In the Skoda range it fits clearly between the supermini Fabia and the new large saloon, the Superb. The competition is less clear, for this is one of those 'cheat' cars that falls between two areas. Skoda would like to compare it with full-sized family cars like the Mondeo, but being based upon a Golf rather than a Passat, that's stretching credibility. The Octavia is almost long enough to qualify, but its shorter wheelbase means the benefits are to be found in the luggage area rather than rear seat. Pricewise, too, it sits alongside Ford Focus-sized cars, where it makes more sense.

Is it for you?

More than you might think. Critical opinion has moved firmly in favour of Skodas in recent years, thanks to the combination of Volkswagen virtues with bargain prices. But it seems that no matter how good a Skoda is, there are still many potential customers who just couldn't live with the idea of telling others they bought one. They are, honestly, missing out on a good thing. The Octavia is a very well-rounded package, built in a modern factory. It's in effect a Golf with a new body, and a big discount thrown in. And as well as getting a good car, buyers who have taken the plunge seem to love the personal service they get at the largely independently-owned garages that sell them.

What does it do well?

Oddly enough, it's the driving experience that stands out first. The 1.6-litre Octavia (make sure it's the 100bhp version and not the older 75bhp model) pulls remarkably well, with ample torque giving pleasing performance. The power steering is nicely weighted, so there's a good feel of the road (and keen handling for enthusiastic drivers) yet it's light enough to park easily. The Octavia is roomier than most cars at the price in the front and has a great boot with, of course, fold-down rear seats. So it may look like a saloon but in reality it's a hatchback.

What doesn't it do well?

Rear seat legroom certainly doesn't measure up to the ever roomier full-sized family car competition, but for a young family the extra boot space is probably more important. In an attempt to carry over just a little of the darker side of the Skoda heritage, the instruments and seat coverings are less convincing to look at, even though they do the job effectively. Diesels continue to be an expensive option compared with petrol Octavias, unless you pick the lethargic SDi version.
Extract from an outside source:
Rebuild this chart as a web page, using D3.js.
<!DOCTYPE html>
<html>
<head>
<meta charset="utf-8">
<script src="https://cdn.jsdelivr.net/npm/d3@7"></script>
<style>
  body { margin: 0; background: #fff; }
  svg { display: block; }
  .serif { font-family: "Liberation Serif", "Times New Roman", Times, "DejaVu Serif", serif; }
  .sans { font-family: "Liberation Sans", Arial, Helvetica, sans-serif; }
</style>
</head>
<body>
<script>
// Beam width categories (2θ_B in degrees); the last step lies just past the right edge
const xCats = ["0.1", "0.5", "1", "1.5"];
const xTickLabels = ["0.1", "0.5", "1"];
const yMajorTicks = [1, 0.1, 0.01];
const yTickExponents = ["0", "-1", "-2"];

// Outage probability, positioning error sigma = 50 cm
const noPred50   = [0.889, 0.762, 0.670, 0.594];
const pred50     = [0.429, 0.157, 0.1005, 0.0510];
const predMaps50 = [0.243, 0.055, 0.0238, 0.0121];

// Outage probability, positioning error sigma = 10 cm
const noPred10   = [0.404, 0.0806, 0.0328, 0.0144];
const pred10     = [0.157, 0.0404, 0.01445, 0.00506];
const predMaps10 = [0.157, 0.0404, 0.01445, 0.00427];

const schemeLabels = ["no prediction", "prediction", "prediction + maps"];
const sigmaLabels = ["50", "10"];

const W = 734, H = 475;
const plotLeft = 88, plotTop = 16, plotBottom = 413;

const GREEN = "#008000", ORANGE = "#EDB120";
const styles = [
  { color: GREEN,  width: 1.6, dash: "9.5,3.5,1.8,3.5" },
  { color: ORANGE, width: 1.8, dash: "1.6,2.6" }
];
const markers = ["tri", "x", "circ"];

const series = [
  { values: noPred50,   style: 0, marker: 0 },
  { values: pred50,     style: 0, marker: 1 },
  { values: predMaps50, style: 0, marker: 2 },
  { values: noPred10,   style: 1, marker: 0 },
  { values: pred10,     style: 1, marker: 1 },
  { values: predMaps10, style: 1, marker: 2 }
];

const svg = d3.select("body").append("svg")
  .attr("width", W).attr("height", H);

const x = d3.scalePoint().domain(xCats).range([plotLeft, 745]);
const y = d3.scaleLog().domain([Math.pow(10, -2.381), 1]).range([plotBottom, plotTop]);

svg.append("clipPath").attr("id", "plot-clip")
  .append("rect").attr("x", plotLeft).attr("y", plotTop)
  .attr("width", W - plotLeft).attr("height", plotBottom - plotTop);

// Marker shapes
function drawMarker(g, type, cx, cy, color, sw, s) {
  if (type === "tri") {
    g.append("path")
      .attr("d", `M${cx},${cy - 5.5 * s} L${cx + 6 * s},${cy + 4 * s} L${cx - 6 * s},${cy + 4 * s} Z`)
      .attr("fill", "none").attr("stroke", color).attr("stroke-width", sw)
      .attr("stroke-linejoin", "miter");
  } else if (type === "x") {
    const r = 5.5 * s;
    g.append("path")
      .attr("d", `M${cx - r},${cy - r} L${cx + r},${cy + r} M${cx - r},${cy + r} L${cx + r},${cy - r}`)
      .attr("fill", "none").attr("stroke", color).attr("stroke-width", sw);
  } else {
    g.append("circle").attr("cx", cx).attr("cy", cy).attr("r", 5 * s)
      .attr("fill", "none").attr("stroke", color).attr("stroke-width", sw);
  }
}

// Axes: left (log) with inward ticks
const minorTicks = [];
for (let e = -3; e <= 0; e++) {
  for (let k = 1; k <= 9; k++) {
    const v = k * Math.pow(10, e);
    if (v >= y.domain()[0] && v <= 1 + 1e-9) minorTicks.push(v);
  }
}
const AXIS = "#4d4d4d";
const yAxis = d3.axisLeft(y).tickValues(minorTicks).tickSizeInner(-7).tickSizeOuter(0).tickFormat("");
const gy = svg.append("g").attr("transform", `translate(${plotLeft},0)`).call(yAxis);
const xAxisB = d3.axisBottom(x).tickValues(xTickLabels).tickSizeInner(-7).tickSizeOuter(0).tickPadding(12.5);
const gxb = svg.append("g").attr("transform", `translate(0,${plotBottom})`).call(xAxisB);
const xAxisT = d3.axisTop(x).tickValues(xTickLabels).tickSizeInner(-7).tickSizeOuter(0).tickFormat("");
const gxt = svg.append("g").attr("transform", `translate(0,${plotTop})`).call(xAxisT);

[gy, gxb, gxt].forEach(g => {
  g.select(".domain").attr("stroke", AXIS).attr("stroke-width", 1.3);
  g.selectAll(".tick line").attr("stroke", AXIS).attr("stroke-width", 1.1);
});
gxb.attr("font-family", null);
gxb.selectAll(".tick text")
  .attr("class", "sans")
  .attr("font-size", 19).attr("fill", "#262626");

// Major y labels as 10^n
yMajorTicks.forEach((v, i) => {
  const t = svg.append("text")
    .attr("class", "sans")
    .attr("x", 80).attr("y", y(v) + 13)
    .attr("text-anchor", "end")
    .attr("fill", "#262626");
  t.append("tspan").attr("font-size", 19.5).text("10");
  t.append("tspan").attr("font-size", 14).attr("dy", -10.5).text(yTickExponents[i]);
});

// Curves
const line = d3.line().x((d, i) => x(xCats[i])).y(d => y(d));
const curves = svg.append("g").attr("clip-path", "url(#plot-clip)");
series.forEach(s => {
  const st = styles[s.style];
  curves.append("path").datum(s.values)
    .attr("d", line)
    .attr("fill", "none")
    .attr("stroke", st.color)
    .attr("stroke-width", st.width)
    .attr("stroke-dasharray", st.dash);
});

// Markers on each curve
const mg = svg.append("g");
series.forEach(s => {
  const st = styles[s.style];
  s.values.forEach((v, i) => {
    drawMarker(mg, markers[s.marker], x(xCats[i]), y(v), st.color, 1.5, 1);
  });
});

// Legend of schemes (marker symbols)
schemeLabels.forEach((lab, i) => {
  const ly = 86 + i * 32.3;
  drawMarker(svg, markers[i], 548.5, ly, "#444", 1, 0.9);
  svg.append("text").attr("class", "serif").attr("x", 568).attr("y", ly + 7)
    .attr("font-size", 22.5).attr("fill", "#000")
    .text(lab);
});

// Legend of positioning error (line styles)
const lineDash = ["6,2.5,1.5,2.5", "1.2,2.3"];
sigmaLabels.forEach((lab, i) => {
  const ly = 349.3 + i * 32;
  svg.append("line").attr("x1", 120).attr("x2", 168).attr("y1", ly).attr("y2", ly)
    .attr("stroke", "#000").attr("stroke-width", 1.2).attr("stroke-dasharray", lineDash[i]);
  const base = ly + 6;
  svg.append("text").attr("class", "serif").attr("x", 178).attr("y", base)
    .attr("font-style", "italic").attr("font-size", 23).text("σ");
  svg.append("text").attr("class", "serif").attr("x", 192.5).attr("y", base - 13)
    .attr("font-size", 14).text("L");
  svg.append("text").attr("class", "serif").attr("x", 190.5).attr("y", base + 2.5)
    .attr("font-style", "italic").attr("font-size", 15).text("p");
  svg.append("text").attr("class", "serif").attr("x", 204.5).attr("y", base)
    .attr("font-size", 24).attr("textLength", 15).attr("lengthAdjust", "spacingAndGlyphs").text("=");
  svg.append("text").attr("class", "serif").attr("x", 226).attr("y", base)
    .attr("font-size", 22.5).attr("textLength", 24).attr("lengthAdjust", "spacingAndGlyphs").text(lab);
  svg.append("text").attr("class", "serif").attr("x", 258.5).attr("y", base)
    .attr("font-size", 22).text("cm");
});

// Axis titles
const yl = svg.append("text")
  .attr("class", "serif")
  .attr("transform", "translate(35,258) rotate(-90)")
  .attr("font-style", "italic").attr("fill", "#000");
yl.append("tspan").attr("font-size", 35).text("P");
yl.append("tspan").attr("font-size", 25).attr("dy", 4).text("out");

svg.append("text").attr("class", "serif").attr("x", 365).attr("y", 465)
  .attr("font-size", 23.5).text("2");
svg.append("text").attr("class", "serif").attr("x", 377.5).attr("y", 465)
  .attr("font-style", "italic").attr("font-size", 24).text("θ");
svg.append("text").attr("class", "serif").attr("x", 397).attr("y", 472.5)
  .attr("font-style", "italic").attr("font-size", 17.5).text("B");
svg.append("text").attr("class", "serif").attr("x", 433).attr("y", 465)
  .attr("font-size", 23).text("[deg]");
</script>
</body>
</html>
What's it like to live with?

The Octavia is an undemanding car that serves the purpose of everyday transport extremely well. It's easy to drive in town, the 1.6 has enough power to scoot along effectively with a load on the open road, with economy that approaches 40mpg. It's a bigger car than most at its price, which means the ability to park in tight spaces isn't city-car good, but the all-round practicality is a benefit. Skoda also comes out well in thebenchmark JD Power reliability tests.

Would we buy it?

An Octavia is a car you buy with your head, because it makes so much sense. The 1.6 Classic, at well under £11,000, is the same price as a posh five-door Fiesta, yet it offers so much more. Sure there are plenty of cut-price family cars being pushed out at the moment, but with the Octavia there is no down-side - this is a genuinely pleasant car with a quality that we feel would give you years of service. That makes it a hard package to beat once you can bury any lingering prejudices.